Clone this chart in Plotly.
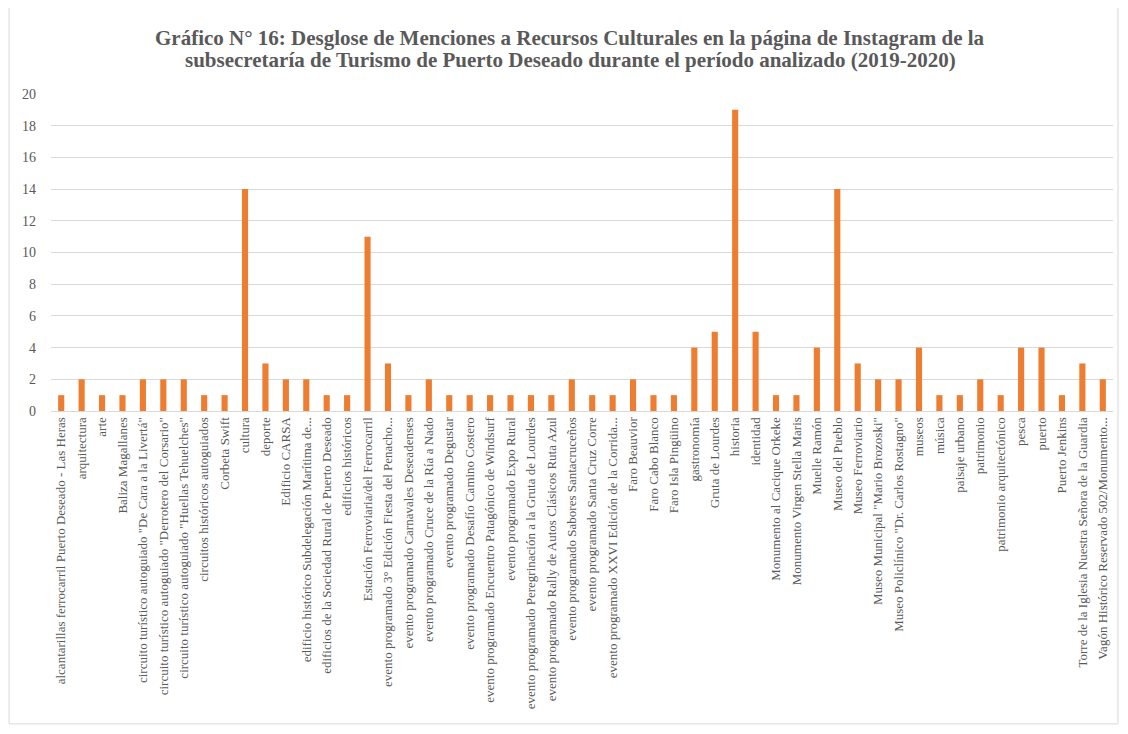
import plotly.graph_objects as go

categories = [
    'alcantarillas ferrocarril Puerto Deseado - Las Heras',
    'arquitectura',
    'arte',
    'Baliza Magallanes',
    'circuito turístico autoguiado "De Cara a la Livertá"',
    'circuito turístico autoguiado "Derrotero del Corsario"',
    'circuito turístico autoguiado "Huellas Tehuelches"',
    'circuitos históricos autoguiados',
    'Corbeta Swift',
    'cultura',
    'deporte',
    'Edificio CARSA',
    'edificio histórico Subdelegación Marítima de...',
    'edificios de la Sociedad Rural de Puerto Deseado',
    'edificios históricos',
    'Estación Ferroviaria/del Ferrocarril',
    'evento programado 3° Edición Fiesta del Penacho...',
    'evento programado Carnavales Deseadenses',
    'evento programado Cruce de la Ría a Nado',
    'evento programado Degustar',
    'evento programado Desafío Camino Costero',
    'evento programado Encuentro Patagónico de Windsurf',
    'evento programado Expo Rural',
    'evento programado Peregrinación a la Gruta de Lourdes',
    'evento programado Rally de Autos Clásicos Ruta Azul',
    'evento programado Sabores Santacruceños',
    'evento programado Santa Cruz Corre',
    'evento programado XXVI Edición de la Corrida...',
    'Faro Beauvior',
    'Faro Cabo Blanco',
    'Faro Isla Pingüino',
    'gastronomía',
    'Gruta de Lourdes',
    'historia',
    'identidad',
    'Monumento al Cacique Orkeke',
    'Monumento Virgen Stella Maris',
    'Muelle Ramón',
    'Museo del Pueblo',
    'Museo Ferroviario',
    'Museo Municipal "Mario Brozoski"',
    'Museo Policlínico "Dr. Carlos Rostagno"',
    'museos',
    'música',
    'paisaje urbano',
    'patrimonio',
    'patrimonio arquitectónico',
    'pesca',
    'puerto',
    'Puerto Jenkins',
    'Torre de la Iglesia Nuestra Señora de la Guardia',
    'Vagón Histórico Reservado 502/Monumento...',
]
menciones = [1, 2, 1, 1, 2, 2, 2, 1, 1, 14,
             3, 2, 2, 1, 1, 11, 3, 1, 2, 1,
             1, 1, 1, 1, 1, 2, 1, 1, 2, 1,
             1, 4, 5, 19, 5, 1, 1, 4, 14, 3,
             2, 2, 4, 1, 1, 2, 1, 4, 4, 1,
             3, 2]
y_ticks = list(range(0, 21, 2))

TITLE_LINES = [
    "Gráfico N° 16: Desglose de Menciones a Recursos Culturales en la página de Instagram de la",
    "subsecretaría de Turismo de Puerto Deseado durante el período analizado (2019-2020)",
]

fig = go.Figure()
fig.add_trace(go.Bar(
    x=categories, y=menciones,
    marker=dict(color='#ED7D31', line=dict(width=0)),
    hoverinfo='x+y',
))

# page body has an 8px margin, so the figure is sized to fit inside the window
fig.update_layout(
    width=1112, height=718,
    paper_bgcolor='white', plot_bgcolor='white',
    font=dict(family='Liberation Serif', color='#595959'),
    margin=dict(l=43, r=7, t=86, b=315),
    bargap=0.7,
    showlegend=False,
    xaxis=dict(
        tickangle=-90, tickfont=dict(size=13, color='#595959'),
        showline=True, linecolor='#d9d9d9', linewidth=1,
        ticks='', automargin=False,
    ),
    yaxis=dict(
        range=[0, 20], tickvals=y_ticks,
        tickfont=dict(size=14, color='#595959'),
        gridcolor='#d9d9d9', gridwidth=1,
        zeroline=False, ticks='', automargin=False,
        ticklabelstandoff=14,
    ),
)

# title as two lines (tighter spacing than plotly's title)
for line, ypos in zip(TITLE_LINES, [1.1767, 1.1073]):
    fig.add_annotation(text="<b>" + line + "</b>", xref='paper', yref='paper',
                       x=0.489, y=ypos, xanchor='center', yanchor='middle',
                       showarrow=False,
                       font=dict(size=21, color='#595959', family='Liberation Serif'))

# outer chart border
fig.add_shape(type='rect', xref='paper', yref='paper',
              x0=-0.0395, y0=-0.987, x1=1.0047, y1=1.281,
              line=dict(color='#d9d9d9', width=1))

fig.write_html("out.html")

-----

Set problem: Please extract exactly the lines of the data, from the first through the line containing "import plotly.graph_objects as go", and add no pictures to the copy.

Exercise result:
Clone this chart in Plotly.
import plotly.graph_objects as go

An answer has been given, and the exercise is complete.